Rhiannon Frater zaczęła publikować w Internecie, gdzie zaciekawiła publiczność. Dopiero później zdecydowała się na wydanie książki. Trylogia „Zmierzch świata żywych” ukazała się w Polsce w 2013 roku dzięki wydawnictwu Vesper/In Rock. Druga część nosi nazwę „Konfrontacja”.
Kolejni uratowani z apokalipsy trafiają do Ashley Oaks. W forcie mogą żyć normalnie i bezpiecznie. Niestety, robi się coraz ciaśniej. Dla władz miasta jasne jest to, że czas najwyższy wejść do hotelu, który do tej pory stał zamknięty. Travis boi się jednak, że zombie, które kryją się w murach pensjonatu, mogą zaatakować. Gdy atmosfera robi się coraz bardziej nerwowa mężczyzna podejmuje decyzję – trzeba zacząć działać. Wraz z grupą ochotników wchodzi do hotelu, gdzie zastają grupę przemienionych w zombie pracowników. Udaje im się jednak opanować sytuację, mimo strat w ludziach. Jenni o włos udaje się wyjść z tego cało – spanikowani mężczyźni zostawiają ją w pokoju z dwoma żywymi trupami. Na szczęście kobieta radzi sobie z tą sytuacją. Także Katie ma problemy – żywy trup gryzie ją w ramię. Na szczęście nie dochodzi do zakażenia, ratuje ją gruba kurtka ze skóry. Gdy hotel zostaje oczyszczony rozbitkowie mogą w końcu zacząć żyć w dobrych warunkach. Jednak to nie koniec problemów – okazuje się, że Nerit przenosi się do fortu po tym, jak jej dom zaatakowali bandyci. Bezwzględni mężczyźni sieją spustoszenie w okolicach – gwałcą, zabijają, porywają kobiety i dzieci, są bezwzględni i groźni. A na dodatek upatrzyli sobie fort jako nowe miejsce do ich ekscesów.

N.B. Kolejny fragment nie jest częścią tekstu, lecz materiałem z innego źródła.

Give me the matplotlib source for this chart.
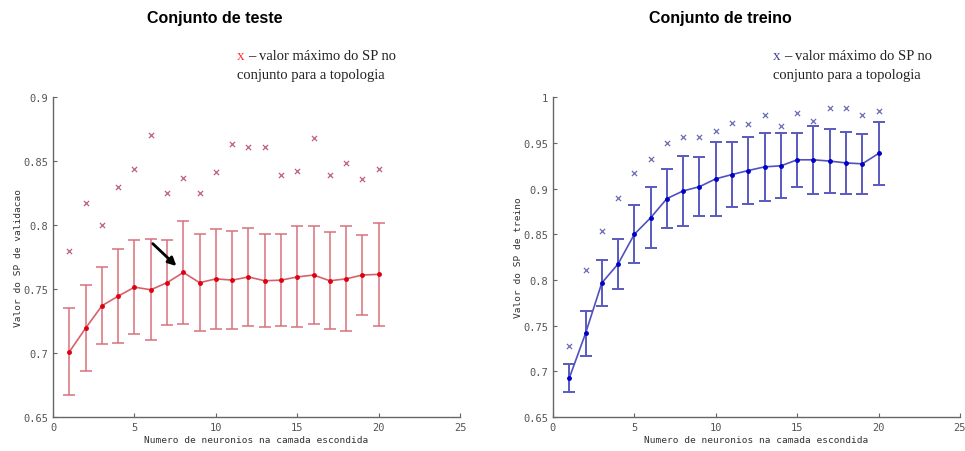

Narracja śledzi głównie Katie i Jenni, chociaż także inne osoby mają swoje chwile w tej opowieści. Ocalałe cudem kobiety muszą poradzić sobie w nowych warunkach. Jenni zmienia się nie do poznania – z bitej i zastraszanej kury domowej w ponętną i seksowną kochankę Juana. Na dodatek odnajduje pasje – zabijanie zombie. Katie musi walczyć z opiniami, jakie słyszy na swój temat. Jest lesbijką, co nie podoba się wielu osobom. Na dodatek zaczyna coś czuć do Travisa…
Język jest prosty, dostosowany do okoliczności i czytelnika. Niekiedy pojawiają się przekleństwa w narracji, ale głównie dla podkreślenia myślenia niektórych bohaterów. Inne wulgaryzmy znajdziemy w dialogach, co dość często pasuje do ogólnego wyrażania emocji i nie przeszkadza. Myśli bohaterów są wykursywowane, co pomaga odnaleźć się w treści.
Minusem jest na pewno korekta – miejscami pojawiały się zdania, w których znalazłam wpadki. Nie były jednak poważne, a przy takiej objętości książki mogą one mieć miejsce i nie jestem zdziwiona.
Temat jest dość popularny – apokalipsa zombie, nowy świat, zgraja niedostosowanych do życia w społeczeństwie ludzi. Mimo wszystko zadziwiające jest to, że ludzie w forcie żyją tak jak dawniej – kochają się, biorą śluby, jedzą chipsy, mają psy, urządzają imprezy. Momentami czułam się nieco zdziwiona tym faktem, chociaż to może właśnie odróżnia tę serię od innych.
Moim zdaniem książka jest dość ciekawa. Nie odbiega zbyt daleko od wydarzeń, które zostały pokazane w pierwszym tomie. Kontynuowane są niektóre z wątków, pojawia się też wiele nowych – jak sprawa bandytów i pozbywania się z fortu ludzi niepożądanych dla społeczności.
Polecam szczególnie fanom gatunku. Jeśli lubicie serial The Walking Dead na pewno książka wam się spodoba. Na dodatek głównymi bohaterkami są kobiety, co może być dodatkowym plusem tej opowieści.